Editorial Analysis: Project Sampoorna


Project Sampoorna


What is discussed?

The article discusses about Project Sampoorna which was conceptualised and successfully implemented in Bongaigaon district of Assam. It also discusses about how Project Sampoorna’s success in reducing child malnutrition is a model that can be easily implemented anywhere.

Background

  • Mission Sampoorna was launched by Bongaigaon district administration with the prime objective to identify acute malnutrition among the children of the district and to take necessary steps to set them free from the problem.

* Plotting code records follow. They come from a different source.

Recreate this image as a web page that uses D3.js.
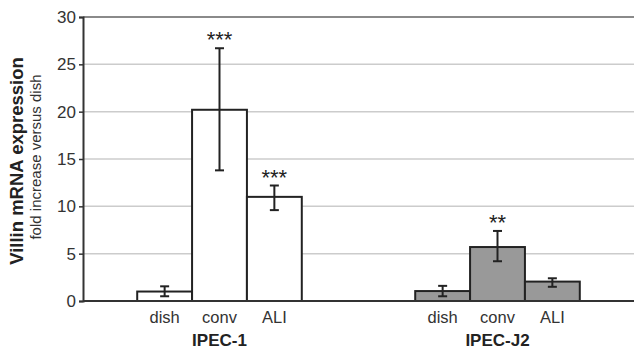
<!DOCTYPE html>
<html><head><meta charset="utf-8">
<script src="https://cdn.jsdelivr.net/npm/d3@7"></script>
<style>body{margin:0;background:#fff;}svg{display:block;font-family:"Liberation Sans",Arial,sans-serif;}</style>
</head><body><svg id="c" width="634" height="353"></svg>
<script>
const groups = ["IPEC-1", "IPEC-J2"];
const conditions = ["dish", "conv", "ALI"];
const means = { "IPEC-1": [1.0, 20.2, 11.0], "IPEC-J2": [1.05, 5.7, 2.05] };
const errLow = { "IPEC-1": [0.5, 13.8, 9.6], "IPEC-J2": [0.5, 4.2, 1.5] };
const errHigh = { "IPEC-1": [1.55, 26.7, 12.2], "IPEC-J2": [1.6, 7.4, 2.4] };
const stars = { "IPEC-1": ["", "***", "***"], "IPEC-J2": ["", "**", ""] };
const fills = { "IPEC-1": "#ffffff", "IPEC-J2": "#999999" };
const yTicks = [0, 5, 10, 15, 20, 25, 30];

const svg = d3.select("#c");
const L = 83, R = 634, T = 17, B = 301;
const y = d3.scaleLinear().domain([0, 30]).range([B, T]);
const x0 = d3.scaleBand().domain(groups).range([L, R]).paddingInner(0.408).paddingOuter(0.195);
const x1 = d3.scaleBand().domain(conditions).range([0, x0.bandwidth()]);

// grid
svg.append("g").selectAll("line").data(yTicks.filter(t => t > 0)).join("line")
  .attr("x1", L).attr("x2", R).attr("y1", d => y(d)).attr("y2", d => y(d))
  .attr("stroke", d => d === 30 ? "#8a8a8a" : "#cccccc")
  .attr("stroke-width", d => d === 30 ? 2 : 1.5);

// y axis
const ya = svg.append("g").attr("transform", `translate(${L},0)`)
  .call(d3.axisLeft(y).tickValues(yTicks).tickSize(4).tickPadding(3));
ya.select(".domain").attr("stroke", "#333").attr("stroke-width", 2);
ya.selectAll(".tick line").attr("stroke", "#333").attr("stroke-width", 1.5);
ya.selectAll(".tick text").attr("font-size", 17).attr("fill", "#333").attr("font-family", "Liberation Sans, Arial, sans-serif");

// bars
const rows = groups.flatMap(g => conditions.map((c, i) => ({ g, c, v: means[g][i], lo: errLow[g][i], hi: errHigh[g][i], s: stars[g][i] })));
const bx = d => x0(d.g) + x1(d.c);
svg.append("g").selectAll("rect").data(rows).join("rect")
  .attr("x", bx).attr("width", x1.bandwidth())
  .attr("y", d => y(d.v)).attr("height", d => y(0) - y(d.v))
  .attr("fill", d => fills[d.g]).attr("stroke", "#222").attr("stroke-width", 2);

// x baseline
svg.append("line").attr("x1", L).attr("x2", R).attr("y1", y(0)).attr("y2", y(0))
  .attr("stroke", "#333").attr("stroke-width", 2);

// error bars
const eb = svg.append("g").attr("stroke", "#222").attr("stroke-width", 2);
rows.forEach(d => {
  const cx = bx(d) + x1.bandwidth() / 2;
  eb.append("line").attr("x1", cx).attr("x2", cx).attr("y1", y(d.lo)).attr("y2", y(d.hi));
  [d.lo, d.hi].forEach(v => eb.append("line").attr("x1", cx - 4.5).attr("x2", cx + 4.5).attr("y1", y(v)).attr("y2", y(v)));
});

// stars
svg.append("g").selectAll("text").data(rows.filter(d => d.s)).join("text")
  .attr("x", d => bx(d) + x1.bandwidth() / 2).attr("y", d => y(d.hi) - 1)
  .attr("text-anchor", "middle").attr("font-size", 22).attr("fill", "#222")
  .text(d => d.s);

// category labels
svg.append("g").selectAll("text").data(rows).join("text")
  .attr("x", d => bx(d) + x1.bandwidth() / 2).attr("y", 323)
  .attr("text-anchor", "middle").attr("font-size", 16.5).attr("fill", "#333").text(d => d.c);

// group labels
svg.append("g").selectAll("text").data(groups).join("text")
  .attr("x", g => x0(g) + x0.bandwidth() / 2).attr("y", 346)
  .attr("text-anchor", "middle").attr("font-size", 17).attr("font-weight", "bold").attr("fill", "#222").text(g => g);

// y labels
svg.append("text").attr("transform", "translate(23,161) rotate(-90)")
  .attr("text-anchor", "middle").attr("font-size", 18.5).attr("font-weight", "bold").attr("fill", "#222")
  .text("Villin mRNA expression");
svg.append("text").attr("transform", "translate(41,157) rotate(-90)")
  .attr("text-anchor", "middle").attr("font-size", 15).attr("fill", "#333")
  .text("fold increase versus dish");
</script></body></html>
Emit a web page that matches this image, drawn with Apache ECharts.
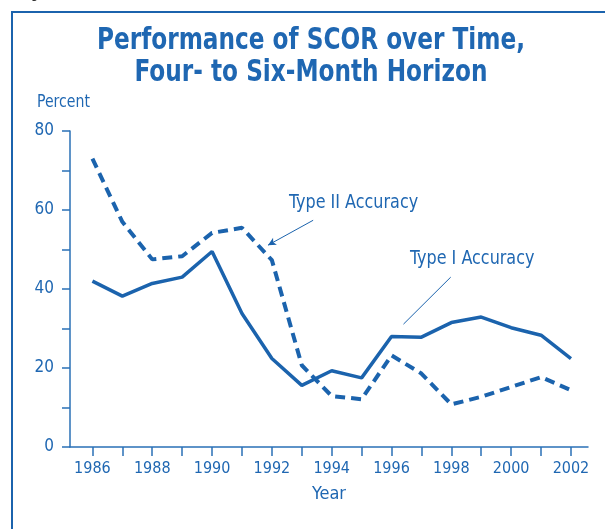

Malnutrition in Bongaigaon district

  • Bongaigaon has 1,116 Anganwadis with a total of 63,041 children below five.
  • The massive exercise of plotting their weights and heights in World Health Organization growth charts revealed a total of 2,416 malnourished children; 246 cases of Severe Acute Malnutrition (SAM) and 2,170 instances of Moderate Acute Malnutrition (MAM).

Challenges

  • District Nutritional Rehabilitation Centres, or NRCs, usually have up to 20 beds; and a monthly intake of 200 SAM children is not practical. Also, parents of the children who are admitted forgo their daily wages (which to an extent is compensated by the Government) and abandon their farmlands for 10 days. Back home, siblings of the SAM child are not taken care of and may become malnourished. The treated child could also slip back to a SAM state after being discharged and if not cared for.

Project Sampoorna

  • Based on the success of the community based COVID19 management model (Project Mili Juli), Project Sampoorna targeting the mothers of SAM/MAM children, the tagline being ‘Empowered Mothers, Healthy Children’ was launched
  • Under this project Mother of a healthy child of the same Anganwadi Centre (AWC) was identified and paired her with the target mother; they would be ‘Buddy Mothers’ (2,416 pairs).
  • Buddy Mothers
    • They were usually neighbours and shared similar socioeconomic backgrounds.
    • The pairs were given diet charts to indicate the daily food intake of their children;
    • They would have discussions about this on all Tuesdays at the AWC.
    • Local practices related to nutrition would also be discussed.

Hindrance to the project

  • The major hindrance to the project was patriarchy.
  • Mothers had to be empowered financially for sustained results.
  • Therefore, they were enrolled in Self Help Groups (SHGs) under the National Rural Livelihoods Mission (NRLM). Meanwhile, milk and an egg on alternate days for all 2,416 children for the first three months were arranged to their childrens, giving time for their mothers to stabilise themselves in the newly found jobs.

Why address child Nutrition?

  • The highest risk factor for high risk pregnancy is anaemia which is usually nutritional.
  • The vicious cycle of a malnourished child growing into an unhealthy adolescent, and then further into an anaemic pregnant young woman giving birth to an asphyxiated low birth weight baby; this baby then facing possible developmental delays, only to grow into a malnourished child; and this child who struggles further for nutrition and appropriate care while the world around her barely makes ends meet is the one that sucks in all possibilities of a healthy society.
  • In order to break out of this vicious cycle, the low hanging fruit had to be targeted — children’s nutrition.

Outcome of Project Sampoorna

  • After three months of Project Sampoorna, out of 246 SAM children, 27 (11%) continued to be SAM, 28 (11.4%) improved to MAM and a whooping 189 (76.8%) became normal. Out of 2,170 MAM children, 12 (0.6%) deteriorated to SAM, 132 (6.08%) stayed MAM and an unbelievable 2,015 (92.8%) became normal.
  • Result of Buddy Mothers Model and Women Empowerment Model
    • Mothers had done what institutions could not do for years.
    • By March 2021, 84.96% of SAM children and 97.3% MAM children were normal; and by September 2021, 92.3% SAM and 98.9% MAM children were normal.
  • Children who had not improved were checked and treated by doctors under the Rashtriya Bal Swasthya Karyakram (RBSK).
  • National Nutrition Mission and the State government recognised the project in the ‘Innovation Category’.
  • Project Sampoorna had prevented at least 1,200 children from becoming malnourished over the last year.
  • A real time data sheet is updated by field level doctors as and when a high risk pregnancy is identified, which is then followed up till safe delivery. The project has yielded encouraging results; maternal deaths for six months (April 1, 2020 to September 30, 2020 compared to April 1, 2021 to September 30, 2021) have fallen from 16 to three and infant deaths from 130 to 63.